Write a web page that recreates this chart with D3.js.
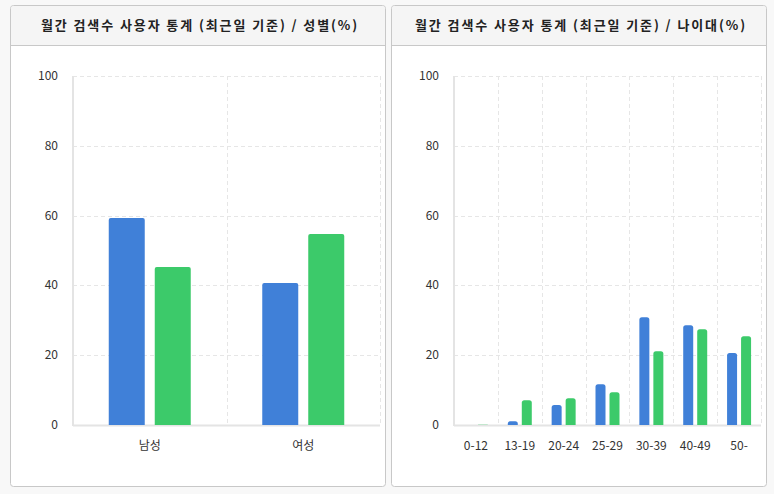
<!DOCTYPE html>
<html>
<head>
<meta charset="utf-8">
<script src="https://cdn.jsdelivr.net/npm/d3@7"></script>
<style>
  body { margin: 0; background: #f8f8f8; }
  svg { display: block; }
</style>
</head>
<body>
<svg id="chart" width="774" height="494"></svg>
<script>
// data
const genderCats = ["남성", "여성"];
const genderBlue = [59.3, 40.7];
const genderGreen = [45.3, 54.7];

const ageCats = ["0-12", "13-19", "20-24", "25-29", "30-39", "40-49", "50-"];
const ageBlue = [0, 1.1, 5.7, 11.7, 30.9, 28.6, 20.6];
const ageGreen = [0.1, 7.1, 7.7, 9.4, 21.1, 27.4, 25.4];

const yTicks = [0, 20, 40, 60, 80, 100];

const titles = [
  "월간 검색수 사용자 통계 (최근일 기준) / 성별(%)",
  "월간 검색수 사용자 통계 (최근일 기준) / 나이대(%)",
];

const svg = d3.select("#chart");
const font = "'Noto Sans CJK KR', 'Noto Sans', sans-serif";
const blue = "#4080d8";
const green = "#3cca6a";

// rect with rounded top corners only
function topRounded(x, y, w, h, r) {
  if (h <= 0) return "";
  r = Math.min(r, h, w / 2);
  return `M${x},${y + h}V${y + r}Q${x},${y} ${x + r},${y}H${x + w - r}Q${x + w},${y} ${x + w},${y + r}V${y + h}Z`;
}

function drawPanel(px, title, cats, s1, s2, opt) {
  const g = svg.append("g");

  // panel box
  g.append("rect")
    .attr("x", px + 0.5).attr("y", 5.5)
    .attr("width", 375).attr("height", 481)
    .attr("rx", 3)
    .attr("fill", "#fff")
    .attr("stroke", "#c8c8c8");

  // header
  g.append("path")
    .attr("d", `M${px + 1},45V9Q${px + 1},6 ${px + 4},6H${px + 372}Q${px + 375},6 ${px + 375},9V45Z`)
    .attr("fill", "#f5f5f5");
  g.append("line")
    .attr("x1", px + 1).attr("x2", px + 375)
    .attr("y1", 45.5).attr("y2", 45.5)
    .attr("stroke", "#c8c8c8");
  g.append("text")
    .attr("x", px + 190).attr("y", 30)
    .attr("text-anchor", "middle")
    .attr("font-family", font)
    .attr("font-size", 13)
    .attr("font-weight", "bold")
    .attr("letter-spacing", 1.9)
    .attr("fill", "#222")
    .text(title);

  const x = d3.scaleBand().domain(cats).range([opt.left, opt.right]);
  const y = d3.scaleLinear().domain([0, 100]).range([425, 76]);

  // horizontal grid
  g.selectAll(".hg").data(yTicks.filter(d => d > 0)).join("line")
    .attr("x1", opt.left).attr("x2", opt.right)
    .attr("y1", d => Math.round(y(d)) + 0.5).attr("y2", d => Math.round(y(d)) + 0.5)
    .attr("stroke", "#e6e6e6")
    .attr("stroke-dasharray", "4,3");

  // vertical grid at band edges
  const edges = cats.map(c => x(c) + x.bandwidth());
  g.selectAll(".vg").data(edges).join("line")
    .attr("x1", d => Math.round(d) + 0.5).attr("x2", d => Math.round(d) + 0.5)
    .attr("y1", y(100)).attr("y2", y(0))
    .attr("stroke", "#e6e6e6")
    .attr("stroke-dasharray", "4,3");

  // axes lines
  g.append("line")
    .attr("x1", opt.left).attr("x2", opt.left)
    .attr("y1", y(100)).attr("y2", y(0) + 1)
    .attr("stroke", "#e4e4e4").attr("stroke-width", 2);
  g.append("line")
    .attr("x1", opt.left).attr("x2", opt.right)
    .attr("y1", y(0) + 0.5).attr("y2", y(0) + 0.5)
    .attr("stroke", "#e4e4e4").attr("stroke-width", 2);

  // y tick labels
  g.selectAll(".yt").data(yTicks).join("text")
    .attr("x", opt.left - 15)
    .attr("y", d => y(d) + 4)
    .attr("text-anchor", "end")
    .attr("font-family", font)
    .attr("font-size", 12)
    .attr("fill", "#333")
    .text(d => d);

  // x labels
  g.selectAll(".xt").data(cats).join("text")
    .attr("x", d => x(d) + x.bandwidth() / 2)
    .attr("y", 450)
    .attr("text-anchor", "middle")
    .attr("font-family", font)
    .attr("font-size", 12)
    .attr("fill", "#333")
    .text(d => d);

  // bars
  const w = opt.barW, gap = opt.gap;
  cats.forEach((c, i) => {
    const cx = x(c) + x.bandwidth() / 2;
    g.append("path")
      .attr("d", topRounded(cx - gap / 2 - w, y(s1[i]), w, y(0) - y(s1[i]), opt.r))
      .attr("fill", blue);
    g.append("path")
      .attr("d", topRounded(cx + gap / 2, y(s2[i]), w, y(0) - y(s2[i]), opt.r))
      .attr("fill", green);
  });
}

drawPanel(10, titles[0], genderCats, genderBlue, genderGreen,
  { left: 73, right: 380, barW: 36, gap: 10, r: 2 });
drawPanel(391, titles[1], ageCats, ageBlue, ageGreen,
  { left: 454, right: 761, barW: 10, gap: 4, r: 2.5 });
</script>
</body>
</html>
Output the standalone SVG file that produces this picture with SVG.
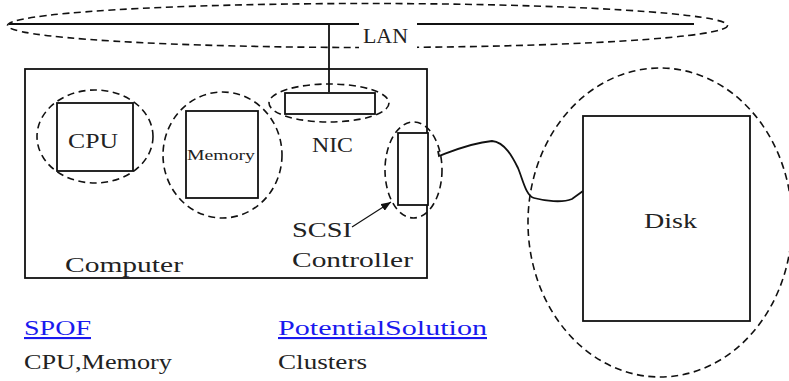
------------------------------
Goal
Copy all the data exactly as written, but skip any picture.

Output for this exercise
Write a web page that recreates this chart with D3.js.
<!DOCTYPE html>
<html>
<head>
<meta charset="utf-8">
<script src="https://cdn.jsdelivr.net/npm/d3@7"></script>
<style>
  body { margin: 0; background: #f8f8f8; }
  svg { display: block; }
</style>
</head>
<body>
<svg id="chart" width="774" height="494"></svg>
<script>
// data
const genderCats = ["남성", "여성"];
const genderBlue = [59.3, 40.7];
const genderGreen = [45.3, 54.7];

const ageCats = ["0-12", "13-19", "20-24", "25-29", "30-39", "40-49", "50-"];
const ageBlue = [0, 1.1, 5.7, 11.7, 30.9, 28.6, 20.6];
const ageGreen = [0.1, 7.1, 7.7, 9.4, 21.1, 27.4, 25.4];

const yTicks = [0, 20, 40, 60, 80, 100];

const titles = [
  "월간 검색수 사용자 통계 (최근일 기준) / 성별(%)",
  "월간 검색수 사용자 통계 (최근일 기준) / 나이대(%)",
];

const svg = d3.select("#chart");
const font = "'Noto Sans CJK KR', 'Noto Sans', sans-serif";
const blue = "#4080d8";
const green = "#3cca6a";

// rect with rounded top corners only
function topRounded(x, y, w, h, r) {
  if (h <= 0) return "";
  r = Math.min(r, h, w / 2);
  return `M${x},${y + h}V${y + r}Q${x},${y} ${x + r},${y}H${x + w - r}Q${x + w},${y} ${x + w},${y + r}V${y + h}Z`;
}

function drawPanel(px, title, cats, s1, s2, opt) {
  const g = svg.append("g");

  // panel box
  g.append("rect")
    .attr("x", px + 0.5).attr("y", 5.5)
    .attr("width", 375).attr("height", 481)
    .attr("rx", 3)
    .attr("fill", "#fff")
    .attr("stroke", "#c8c8c8");

  // header
  g.append("path")
    .attr("d", `M${px + 1},45V9Q${px + 1},6 ${px + 4},6H${px + 372}Q${px + 375},6 ${px + 375},9V45Z`)
    .attr("fill", "#f5f5f5");
  g.append("line")
    .attr("x1", px + 1).attr("x2", px + 375)
    .attr("y1", 45.5).attr("y2", 45.5)
    .attr("stroke", "#c8c8c8");
  g.append("text")
    .attr("x", px + 190).attr("y", 30)
    .attr("text-anchor", "middle")
    .attr("font-family", font)
    .attr("font-size", 13)
    .attr("font-weight", "bold")
    .attr("letter-spacing", 1.9)
    .attr("fill", "#222")
    .text(title);

  const x = d3.scaleBand().domain(cats).range([opt.left, opt.right]);
  const y = d3.scaleLinear().domain([0, 100]).range([425, 76]);

  // horizontal grid
  g.selectAll(".hg").data(yTicks.filter(d => d > 0)).join("line")
    .attr("x1", opt.left).attr("x2", opt.right)
    .attr("y1", d => Math.round(y(d)) + 0.5).attr("y2", d => Math.round(y(d)) + 0.5)
    .attr("stroke", "#e6e6e6")
    .attr("stroke-dasharray", "4,3");

  // vertical grid at band edges
  const edges = cats.map(c => x(c) + x.bandwidth());
  g.selectAll(".vg").data(edges).join("line")
    .attr("x1", d => Math.round(d) + 0.5).attr("x2", d => Math.round(d) + 0.5)
    .attr("y1", y(100)).attr("y2", y(0))
    .attr("stroke", "#e6e6e6")
    .attr("stroke-dasharray", "4,3");

  // axes lines
  g.append("line")
    .attr("x1", opt.left).attr("x2", opt.left)
    .attr("y1", y(100)).attr("y2", y(0) + 1)
    .attr("stroke", "#e4e4e4").attr("stroke-width", 2);
  g.append("line")
    .attr("x1", opt.left).attr("x2", opt.right)
    .attr("y1", y(0) + 0.5).attr("y2", y(0) + 0.5)
    .attr("stroke", "#e4e4e4").attr("stroke-width", 2);

  // y tick labels
  g.selectAll(".yt").data(yTicks).join("text")
    .attr("x", opt.left - 15)
    .attr("y", d => y(d) + 4)
    .attr("text-anchor", "end")
    .attr("font-family", font)
    .attr("font-size", 12)
    .attr("fill", "#333")
    .text(d => d);

  // x labels
  g.selectAll(".xt").data(cats).join("text")
    .attr("x", d => x(d) + x.bandwidth() / 2)
    .attr("y", 450)
    .attr("text-anchor", "middle")
    .attr("font-family", font)
    .attr("font-size", 12)
    .attr("fill", "#333")
    .text(d => d);

  // bars
  const w = opt.barW, gap = opt.gap;
  cats.forEach((c, i) => {
    const cx = x(c) + x.bandwidth() / 2;
    g.append("path")
      .attr("d", topRounded(cx - gap / 2 - w, y(s1[i]), w, y(0) - y(s1[i]), opt.r))
      .attr("fill", blue);
    g.append("path")
      .attr("d", topRounded(cx + gap / 2, y(s2[i]), w, y(0) - y(s2[i]), opt.r))
      .attr("fill", green);
  });
}

drawPanel(10, titles[0], genderCats, genderBlue, genderGreen,
  { left: 73, right: 380, barW: 36, gap: 10, r: 2 });
drawPanel(391, titles[1], ageCats, ageBlue, ageGreen,
  { left: 454, right: 761, barW: 10, gap: 4, r: 2.5 });
</script>
</body>
</html>
Output the standalone SVG file that produces this picture with SVG.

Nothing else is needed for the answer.